Start of THE INPUT

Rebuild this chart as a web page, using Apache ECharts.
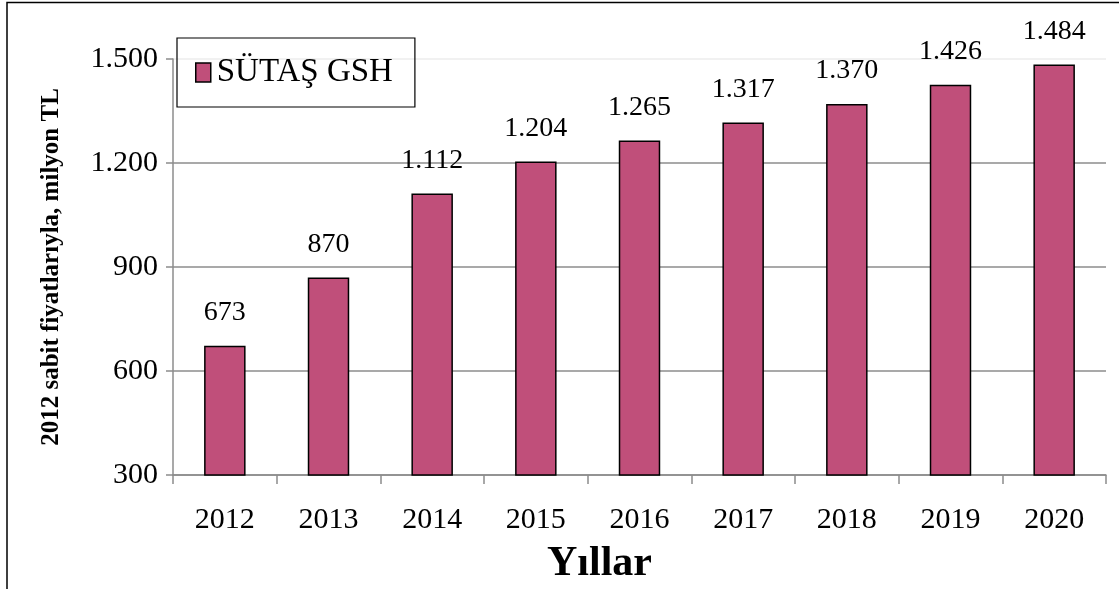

End of THE INPUT
Start of THE INPUT

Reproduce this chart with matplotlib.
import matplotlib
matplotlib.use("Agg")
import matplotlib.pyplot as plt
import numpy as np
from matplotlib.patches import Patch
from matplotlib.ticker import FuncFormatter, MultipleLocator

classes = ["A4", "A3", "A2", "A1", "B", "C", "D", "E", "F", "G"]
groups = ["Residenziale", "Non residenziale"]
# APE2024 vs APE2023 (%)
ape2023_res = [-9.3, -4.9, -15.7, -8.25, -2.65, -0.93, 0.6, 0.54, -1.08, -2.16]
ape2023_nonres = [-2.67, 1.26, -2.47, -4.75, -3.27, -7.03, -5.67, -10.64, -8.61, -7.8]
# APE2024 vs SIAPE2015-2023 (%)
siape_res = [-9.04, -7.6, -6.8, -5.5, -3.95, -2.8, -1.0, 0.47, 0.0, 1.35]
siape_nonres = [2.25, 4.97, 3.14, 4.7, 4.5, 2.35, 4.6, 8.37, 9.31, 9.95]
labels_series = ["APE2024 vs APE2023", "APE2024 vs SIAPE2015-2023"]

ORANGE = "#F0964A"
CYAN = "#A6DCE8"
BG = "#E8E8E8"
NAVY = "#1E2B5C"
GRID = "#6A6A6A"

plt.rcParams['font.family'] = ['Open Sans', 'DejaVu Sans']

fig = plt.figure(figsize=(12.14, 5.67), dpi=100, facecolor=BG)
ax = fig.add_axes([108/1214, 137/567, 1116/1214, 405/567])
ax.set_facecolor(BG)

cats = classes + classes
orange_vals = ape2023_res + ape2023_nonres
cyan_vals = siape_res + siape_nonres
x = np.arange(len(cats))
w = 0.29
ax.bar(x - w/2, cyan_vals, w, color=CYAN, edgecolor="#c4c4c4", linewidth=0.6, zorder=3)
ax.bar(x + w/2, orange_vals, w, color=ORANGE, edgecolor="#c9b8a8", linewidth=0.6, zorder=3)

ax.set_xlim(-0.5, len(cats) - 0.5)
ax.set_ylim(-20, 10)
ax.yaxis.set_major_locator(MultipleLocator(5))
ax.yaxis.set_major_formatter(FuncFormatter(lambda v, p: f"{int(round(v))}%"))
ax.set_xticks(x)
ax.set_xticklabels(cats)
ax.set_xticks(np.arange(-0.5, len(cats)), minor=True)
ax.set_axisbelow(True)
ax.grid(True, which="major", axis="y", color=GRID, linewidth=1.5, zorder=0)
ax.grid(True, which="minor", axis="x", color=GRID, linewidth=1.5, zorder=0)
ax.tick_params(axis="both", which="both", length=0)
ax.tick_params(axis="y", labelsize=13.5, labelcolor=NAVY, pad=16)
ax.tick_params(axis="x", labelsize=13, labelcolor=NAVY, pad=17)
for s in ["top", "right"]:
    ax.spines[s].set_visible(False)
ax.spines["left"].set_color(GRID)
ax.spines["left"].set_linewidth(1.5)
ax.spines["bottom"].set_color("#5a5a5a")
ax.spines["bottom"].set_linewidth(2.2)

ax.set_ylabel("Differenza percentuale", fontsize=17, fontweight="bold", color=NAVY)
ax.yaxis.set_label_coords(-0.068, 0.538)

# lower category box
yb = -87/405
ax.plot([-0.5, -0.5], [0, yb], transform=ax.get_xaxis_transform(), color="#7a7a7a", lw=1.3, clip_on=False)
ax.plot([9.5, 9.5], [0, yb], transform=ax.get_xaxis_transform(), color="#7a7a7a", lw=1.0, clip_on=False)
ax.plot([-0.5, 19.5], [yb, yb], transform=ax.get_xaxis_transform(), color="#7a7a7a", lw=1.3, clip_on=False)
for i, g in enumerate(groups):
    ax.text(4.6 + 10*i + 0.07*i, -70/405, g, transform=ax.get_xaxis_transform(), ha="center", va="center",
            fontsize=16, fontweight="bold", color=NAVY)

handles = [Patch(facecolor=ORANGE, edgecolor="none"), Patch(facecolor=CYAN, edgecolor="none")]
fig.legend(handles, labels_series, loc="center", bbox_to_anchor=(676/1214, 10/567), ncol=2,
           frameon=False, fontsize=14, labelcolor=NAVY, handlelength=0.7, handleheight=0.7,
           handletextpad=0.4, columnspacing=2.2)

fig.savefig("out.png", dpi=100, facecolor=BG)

End of THE INPUT

> [TASK TO CARRY OUT]: Among the entries above, find the line with "Reproduce this chart with matplotlib." and the line with "plt.rcParams['font.family'] = ['Open"; give again exactly these two lines and all lines between them.

> [SOLUTION FOR THIS PROBLEM]:
Reproduce this chart with matplotlib.
import matplotlib
matplotlib.use("Agg")
import matplotlib.pyplot as plt
import numpy as np
from matplotlib.patches import Patch
from matplotlib.ticker import FuncFormatter, MultipleLocator

classes = ["A4", "A3", "A2", "A1", "B", "C", "D", "E", "F", "G"]
groups = ["Residenziale", "Non residenziale"]
# APE2024 vs APE2023 (%)
ape2023_res = [-9.3, -4.9, -15.7, -8.25, -2.65, -0.93, 0.6, 0.54, -1.08, -2.16]
ape2023_nonres = [-2.67, 1.26, -2.47, -4.75, -3.27, -7.03, -5.67, -10.64, -8.61, -7.8]
# APE2024 vs SIAPE2015-2023 (%)
siape_res = [-9.04, -7.6, -6.8, -5.5, -3.95, -2.8, -1.0, 0.47, 0.0, 1.35]
siape_nonres = [2.25, 4.97, 3.14, 4.7, 4.5, 2.35, 4.6, 8.37, 9.31, 9.95]
labels_series = ["APE2024 vs APE2023", "APE2024 vs SIAPE2015-2023"]

ORANGE = "#F0964A"
CYAN = "#A6DCE8"
BG = "#E8E8E8"
NAVY = "#1E2B5C"
GRID = "#6A6A6A"

plt.rcParams['font.family'] = ['Open Sans', 'DejaVu Sans']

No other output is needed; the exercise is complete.